Enfin, la prise en charge de ces patients sévères nécessite parfois l’utilisation de corticostéroïdes systémiques pendant une période de durée significative, et il convient d’évaluer régulièrement et précisément leur intérêt au regard des effets indésirables de ces traitements au long cours, tout en recherchant la dose minimale efficace.

Compte tenu de ces éléments, la Commission recommande que la prescription initiale d’ENERZAIR BREEZHALER soit réalisée en concertation avec un pneumologue.
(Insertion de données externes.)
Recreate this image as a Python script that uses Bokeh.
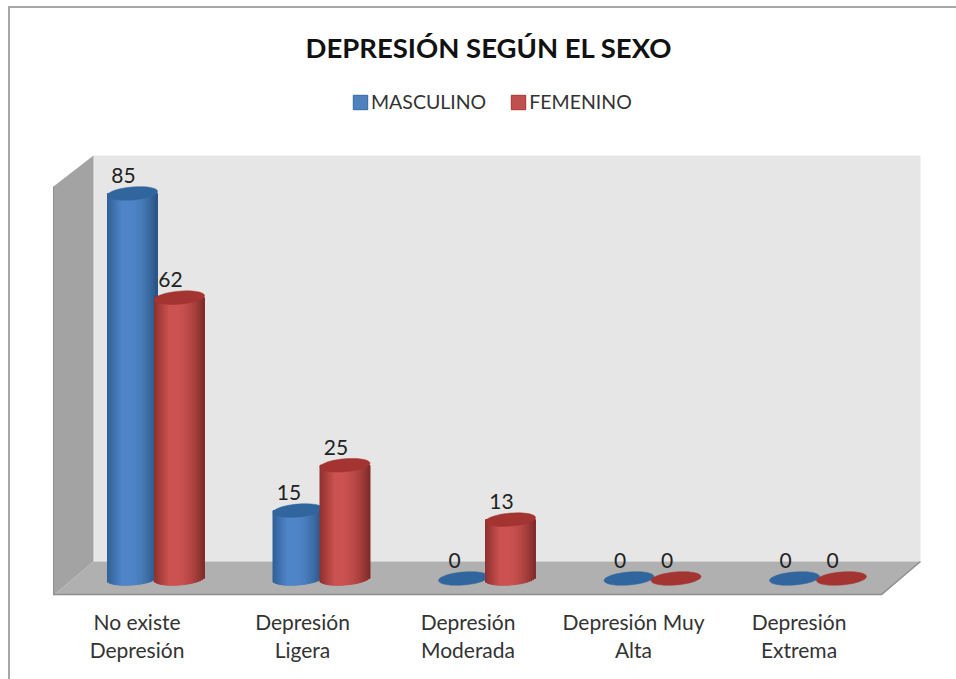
from bokeh.embed import file_html
from bokeh.resources import INLINE
from bokeh.plotting import figure
from bokeh.core.properties import value
from bokeh.models import ColumnDataSource, Range1d, FixedTicker, Legend, LegendItem
import math

categories = ["No existe\nDepresión", "Depresión\nLigera", "Depresión\nModerada",
              "Depresión Muy\nAlta", "Depresión\nExtrema"]
masculino = [85, 15, 0, 0, 0]
femenino = [62, 25, 13, 0, 0]
series_names = ["MASCULINO", "FEMENINO"]

FONT = "Lato"
W, H = 956, 679
PX_PER_GROUP = 165.5
PX_PER_UNIT = 4.53
ORIGIN_X, ORIGIN_Y = 155.5, 578
FRAME_TOP, FRAME_BOTTOM = 85, 595

p = figure(width=W, height=H, output_backend="svg", toolbar_location=None,
           x_range=Range1d((0 - ORIGIN_X) / PX_PER_GROUP, (W - ORIGIN_X) / PX_PER_GROUP),
           y_range=Range1d((ORIGIN_Y - FRAME_BOTTOM) / PX_PER_UNIT, (ORIGIN_Y - FRAME_TOP) / PX_PER_UNIT),
           min_border_left=0, min_border_right=0, min_border_top=FRAME_TOP,
           min_border_bottom=H - FRAME_BOTTOM,
           background_fill_color="white", border_fill_color="white", outline_line_color=None)
p.grid.visible = False
p.yaxis.visible = False
p.extra_x_ranges = {"px": Range1d(0, W)}
p.extra_y_ranges = {"px": Range1d(FRAME_BOTTOM, FRAME_TOP)}

# The chart's outer frame shows only at its top and left
p.stylesheets = [":host::after{content:'';position:absolute;left:8px;top:6px;right:0;bottom:0;"
                 "border-left:2px solid #a8a8a8;border-top:2px solid #a8a8a8;pointer-events:none;}"]

# Title
p.title.text = "DEPRESIÓN SEGÚN EL SEXO"
p.title.align = "left"
p.title.offset = 305
p.title.text_font = FONT
p.title.text_font_style = "bold"
p.title.text_font_size = "27.5px"
p.title.text_color = "#111111"
p.title.standoff = 44

# Category axis
TICK_SHIFT = 19 / PX_PER_GROUP
ticks = [i - TICK_SHIFT for i in range(len(categories))]
ax = p.xaxis[0]
ax.ticker = FixedTicker(ticks=ticks)
ax.major_label_overrides = {t: c for t, c in zip(ticks, categories)}
ax.axis_line_color = None
ax.major_tick_line_color = None
ax.minor_tick_line_color = None
ax.major_label_text_font = FONT
ax.major_label_text_font_size = "21px"
ax.major_label_text_color = "#333333"
ax.major_label_standoff = 7
ax.major_label_text_line_height = 1.12

# 3D chart box (decoration, in page pixels)
deco = dict(x_range_name="px", y_range_name="px", line_color=None)
p.patch([93, 920, 920, 93], [155, 155, 561, 561], fill_color="#e6e6e6", **deco)
p.patch([53, 93, 93, 53], [186, 155, 561, 595], fill_color="#a3a3a3", **deco)
p.patch([53, 93, 920, 881], [595, 561, 561, 595], fill_color="#b0b0b0", **deco)
p.line([53, 881, 920], [594, 594, 561], x_range_name="px", y_range_name="px",
       line_color="#8f8f8f", line_width=1.5)
p.line([53, 53], [186, 595], x_range_name="px", y_range_name="px",
       line_color="#8f8f8f", line_width=1)

HALF_W = 25 / PX_PER_GROUP
OFFSET = 23.5 / PX_PER_GROUP
SEMI = 6.5 / PX_PER_UNIT
TILT = 2 / PX_PER_UNIT
N = 25


def mix(a, b, t):
    return "#%02x%02x%02x" % tuple(round(a[i] + (b[i] - a[i]) * t) for i in range(3))


def shade(t, dark_l, light, dark_r):
    # t runs from -1 (left edge) to 1 (right edge)
    if t < -0.1:
        return mix(dark_l, light, min(1, (t + 1) / 0.6))
    return mix(light, dark_r, max(0, (t + 0.1) / 1.1) ** 1.8)


def cylinders(values, shift, dark_l, light, dark_r, cap):
    left, right, top, bottom, colors = [], [], [], [], []
    cap_x, cap_y = [], []
    for i, v in enumerate(values):
        cx = i + shift
        if v > 0:
            for k in range(N):
                t = -1 + (2 * k + 1) / N
                left.append(cx + HALF_W * (t - 1 / N))
                right.append(cx + HALF_W * (t + 1 / N))
                top.append(v)
                bottom.append(-SEMI * math.sqrt(max(0, 1 - t * t)) + TILT * t)
                colors.append(shade(t, dark_l, light, dark_r))
        angles = [2 * math.pi * a / 48 for a in range(48)]
        cap_x.append([cx + HALF_W * math.cos(a) for a in angles])
        cap_y.append([v + SEMI * math.sin(a) + TILT * math.cos(a) for a in angles])
    p.quad(left=left, right=right, top=top, bottom=bottom, fill_color=colors, line_color=colors,
           line_width=1)
    p.patches(cap_x, cap_y, fill_color=cap, line_color=cap, line_width=0.5)


cylinders(masculino, -OFFSET, (0x30, 0x5f, 0x95), (0x4f, 0x85, 0xc8), (0x28, 0x52, 0x80), "#30669d")
cylinders(femenino, OFFSET, (0x8e, 0x30, 0x2e), (0xcb, 0x52, 0x50), (0x7e, 0x2a, 0x28), "#a33431")

# Value labels
for vals, shift in ((masculino, -OFFSET), (femenino, OFFSET)):
    src = ColumnDataSource(dict(x=[i + shift for i in range(len(vals))], y=vals,
                                t=[str(v) for v in vals]))
    p.text("x", "y", text="t", source=src, x_offset=-9, y_offset=-18,
           text_align="center", text_baseline="middle", text_font=value(FONT),
           text_font_size="21px", text_color="#222222")

# Legend: key swatches come from renderers placed outside the visible range
outside = dict(left=[-50], right=[-49], top=[-50], bottom=[-49])
lm = p.quad(source=ColumnDataSource(outside), left="left", right="right", top="top", bottom="bottom",
            fill_color="#4f81bd", line_color="#30689f")
lf = p.quad(source=ColumnDataSource(outside), left="left", right="right", top="top", bottom="bottom",
            fill_color="#c0504d", line_color="#a33431")
legend = Legend(items=[LegendItem(label=series_names[0], renderers=[lm]),
                       LegendItem(label=series_names[1], renderers=[lf])],
                orientation="horizontal", location=(351, 482), background_fill_alpha=0,
                border_line_color=None, glyph_width=18, glyph_height=18, spacing=23,
                label_standoff=2, margin=0, padding=8,
                label_text_font=FONT, label_text_font_size="19.5px", label_text_color="#333333")
p.add_layout(legend)

open("out.html", "w").write(file_html(p, INLINE))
Service Médical Rendu (SMR)

Modéré

Le service médical rendu par ENERZAIR BREEZHALER est modéré dans l’indication de l’AMM.


Amélioration du service médical rendu (ASMR)

V (absence)

Compte tenu :

  • de la démonstration de la supériorité de l’association fixe triple indacatérol/glycopyrronium/mométasone (150/50/160 µg), comparativement à une bithérapie CSI/LABA (mométasone/indacatérol) à forte dose sur la fonction pulmonaire évaluée par le VEMS résiduel à 26 semaines,mais prenant en compte :
    • le choix peu pertinent du comparateur de l’étude qui est approuvé pour des stades moins avancés que ceux ciblés par cette trithérapie,
    • la faible pertinence clinique de la quantité d’effet sur le VEMS à 26 semaines (différence observée de +65 mL), et l’absence de différence significative sur le contrôle de l’asthme (évalué sur l’ACQ-7 à 26 semaines) par rapport à la bithérapie indacatérol/mométasone (150/320 µg),
    • l'absence de démonstration robuste d’une efficacité sur les exacerbations, ce critère ayant été évalué de façon exploratoire (critère secondaire non hiérarchisé) dans l’étude de supériorité ;
  • de la démonstration de la non-infériorité par rapport à la triple association libre salmétérol/fluticasone (50 / 500 µg), 2 fois par jour, + tiotropium (5 µg), 1 fois par jour, sur la variation du score de qualité de vie AQLQ après 24 semaines de traitement, dans une étude en ouvert ce qui en limite la pertinence ;
  • du besoin médical partiellement couvert par les alternatives existantes ;

la Commission de la Transparence considère qu’ENERZAIR BREEZHALER n’apporte pas d’amélioration du service médical rendu (ASMR V) dans le traitement continu de l’asthme chez les adultes, insuffisamment contrôlés par un traitement continu associant une dose forte de CSI et un LABA, qui ont présenté une ou plusieurs exacerbations de l’asthme au cours de l’année précédente.